At Preakness, Don't Bet on the Derby Winner

By Timothy Lavin
May 14 2010, 7:18 AM ET Comment



calvinborel_post.jpg

Matthew Stockman/Getty

In Laura Hillenbrand's bestseller, Seabiscuit, there's a haunting scene about a jockey who hangs himself with a belt. When his coworkers find out, she writes, no one's surprised: "A jockey's life was nothing short of appalling. No athletes suffered more for their sport. The jockey lived hard and lean and tended to die young, trampled under the hooves of horses or imploding from the pressure of his vocation."

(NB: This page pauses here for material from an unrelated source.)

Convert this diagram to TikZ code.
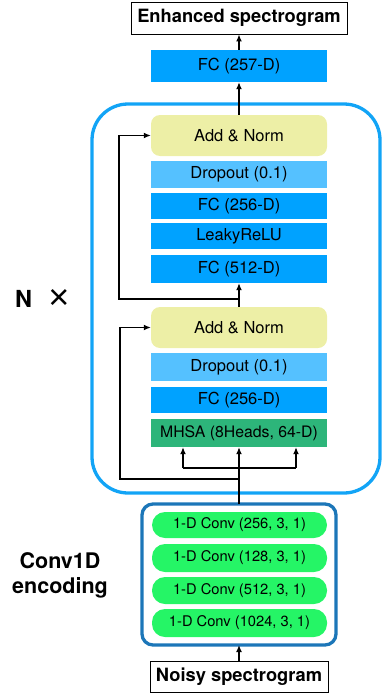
\documentclass[tikz,border=0pt]{standalone}
\usepackage{fontspec}
\setmainfont{TeX Gyre Heros}
\newfontfamily\libsans{Liberation Sans}
\usetikzlibrary{arrows.meta}
\definecolor{outerblue}{HTML}{12A4F6}
\definecolor{addnorm}{HTML}{EDEFA6}
\definecolor{dropblue}{HTML}{55C1FF}
\definecolor{fcblue}{HTML}{00A2FF}
\definecolor{mhsagreen}{HTML}{2DB57A}
\definecolor{convgreen}{HTML}{25F566}
\definecolor{convbox}{HTML}{1C76B8}
\tikzset{
  layer/.style={rectangle, minimum width=176pt, inner sep=0pt, font=\fontsize{16.5}{19}\selectfont, text=black},
  fcbox/.style={layer, fill=fcblue, minimum height=27pt},
  dropbox/.style={layer, fill=dropblue, minimum height=27pt},
  normbox/.style={layer, fill=addnorm, rounded corners=9pt, minimum height=41pt},
  mhsabox/.style={layer, fill=mhsagreen, minimum height=28pt, font=\fontsize{15.8}{19}\selectfont},
  convlayer/.style={rectangle, rounded corners=13pt, fill=convgreen, minimum width=175pt, minimum height=27pt, inner sep=0pt, font=\fontsize{14.7}{17}\selectfont},
  iobox/.style={rectangle, draw=black, line width=0.9pt, inner sep=0pt, font=\bfseries\fontsize{18.3}{21}\selectfont},
  conn/.style={line width=1.3pt, draw=black},
  arr/.style={conn, -{Latex[length=7pt,width=6pt]}},
}
\begin{document}
\begin{tikzpicture}[x=1pt,y=-1pt]
\useasboundingbox (0,0) rectangle (385,696);
% big transformer box
\draw[outerblue, line width=3.3pt, rounded corners=36pt] (92,104) rectangle (380,493);
% conv box
\draw[convbox, line width=3.3pt, rounded corners=11pt] (142,504) rectangle (336,645);

% IO boxes
\node[iobox, minimum width=216pt, minimum height=32pt] (out) at (239,18) {Enhanced spectrogram};
\node[iobox, minimum width=178pt, minimum height=31pt] (in) at (239,676.5) {Noisy spectrogram};

\node[fcbox, minimum height=32pt] (fc257) at (239,66) {FC (257-D)};

% upper block
\node[normbox] (an1) at (239,135.5) {Add \& Norm};
\node[dropbox] (do1) at (239,174.5) {Dropout (0.1)};
\node[fcbox, minimum height=26pt] (fc256a) at (239,206) {FC (256-D)};
\node[fcbox, minimum height=26pt] (relu) at (239,236) {LeakyReLU};
\node[fcbox, minimum height=28pt] (fc512) at (239,269) {FC (512-D)};

% lower block
\node[normbox] (an2) at (239,327.5) {Add \& Norm};
\node[dropbox, minimum height=28pt] (do2) at (239,367) {Dropout (0.1)};
\node[fcbox, minimum height=26pt] (fc256b) at (239,400) {FC (256-D)};
\node[mhsabox] (mhsa) at (239,433) {MHSA (8Heads, 64-D)};

% conv layers
\node[convlayer, minimum height=26pt] (c1) at (239.5,525) {1-D Conv (256, 3, 1)};
\node[convlayer, minimum height=28pt] (c2) at (239.5,558) {1-D Conv (128, 3, 1)};
\node[convlayer] (c3) at (239.5,590.5) {1-D Conv (512, 3, 1)};
\node[convlayer, minimum height=28pt] (c4) at (239.5,623) {1-D Conv (1024, 3, 1)};

% labels
\node[font=\bfseries\fontsize{21.5}{25}\selectfont, align=center] (convlabel) at (60,575) {Conv1D\\encoding};
\node[anchor=west, inner sep=0pt, font=\bfseries\fontsize{23.5}{26}\selectfont] (nlab) at (15,298.5) {N};
\node[anchor=center, inner sep=0pt, font=\libsans\fontsize{36}{38}\selectfont] (xlab) at (59,299.5) {×};

% coordinates
\coordinate (convtop) at (239,504);
\coordinate (convbot) at (239,645);
\coordinate (r2) at (239,479);
\coordinate (r2l) at (120,479);
\coordinate (split) at (239,468);
\coordinate (sl) at (183,468);
\coordinate (sr) at (296,468);
\coordinate (r1) at (239,299);
\coordinate (r1l) at (119,299);

% connectors
\draw[arr] (in.north) -- (convbot);
\draw[arr] (convtop) -- (mhsa.south);
\draw[conn] (sl) -- (sr);
\draw[arr] (sl) -- (sl |- mhsa.south);
\draw[arr] (sr) -- (sr |- mhsa.south);
\draw[arr] (r2) -- (r2l) -- (r2l |- an2.west) -- (an2.west);
\draw[arr] (an2.north) -- (fc512.south);
\draw[arr] (r1) -- (r1l) -- (r1l |- an1.west) -- (an1.west);
\draw[arr] (an1.north) -- (fc257.south);
\draw[arr] (fc257.north) -- (out.south);
\end{tikzpicture}
\end{document}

That was in 1938, but the lot of many jockeys today is only marginally better—they tend to live in dispiriting barracks on the backside of race tracks, many times plagued by drugs, booze, and gambling. But occasionally, a gifted jockey attains a measure of acclaim commensurate to his sacrifice. So it is with Calvin Borel, who won this year's Kentucky Derby aboard Super Saver, and hopes to repeat this weekend at the Preakness.

Borel has captured the public imagination in a way that few jockeys ever have, and it's not hard to see why: he's now won three of the last four Derbies (a total exceeded by only three jockeys in history). He's an affable Louisianan with a sweet Cajun accent. He left school at 12 to pursue his dream of racing. He applies an appealingly daring technique on the track. And in a sport of haves and have-nots, Borel by all accounts has retained a humble bearing despite his outsized success: he shows up for work before dawn, unabashedly cleans stalls, and avoids the media's spotlight. When I met Borel briefly before the 2007 Kentucky Derby, Ken Boehm, the chaplain at Churchill Downs, introduced him as "a fine Christian," and a regular at jockey-room prayer sessions. Everybody loves him.

All of which is to say: you probably shouldn't bet on him winning this weekend. For one thing, though he won last year at Preakness he's at his best at Churchill. "Betting on Borel at any other track shows substantial losses," writes ESPN's Bill Finley; his supernatural ability to steer his horse to the inside rail dissipates outside of Kentucky.

But more important (for you, the potential jackpot-winner) is that you're unlikely to see much return on an investment in Super Saver this weekend. In a pari-mutuel system, remember, you're wagering against the betting public. And at major races, the betting public tends to do irrational things—like put big money on a favorite jockey without considering the other angles of a race.

So save your precious gambling dollars for a more promising proposition. "The jockey should never be the crucial factor in the decision to bet a horse," advises the master, Andrew Beyer, in his book The Winning Horseplayer. "The jockey, however, may be a major factor in the decision not to bet...Ideally, I like to bet on a horse ridden by a solid, competent jockey who doesn't attract money from the crowd."

In that case, Borel's not your man. At the Derby, odds on Super Saver started at 15-1 before Borel's star power ultimately drove them down to 8-1. As of now, Super Saver's a 5-2 favorite for the Preakness, in what most racing analysts think is a pretty evenly matched field. And those odds may keep dropping. It's possible that this horse is that much better than his competition. And who wouldn't want to see Borel win a Triple Crown? But if there's one gambling adage that generally bears remembering, it's this: bet with your mind, not your heart.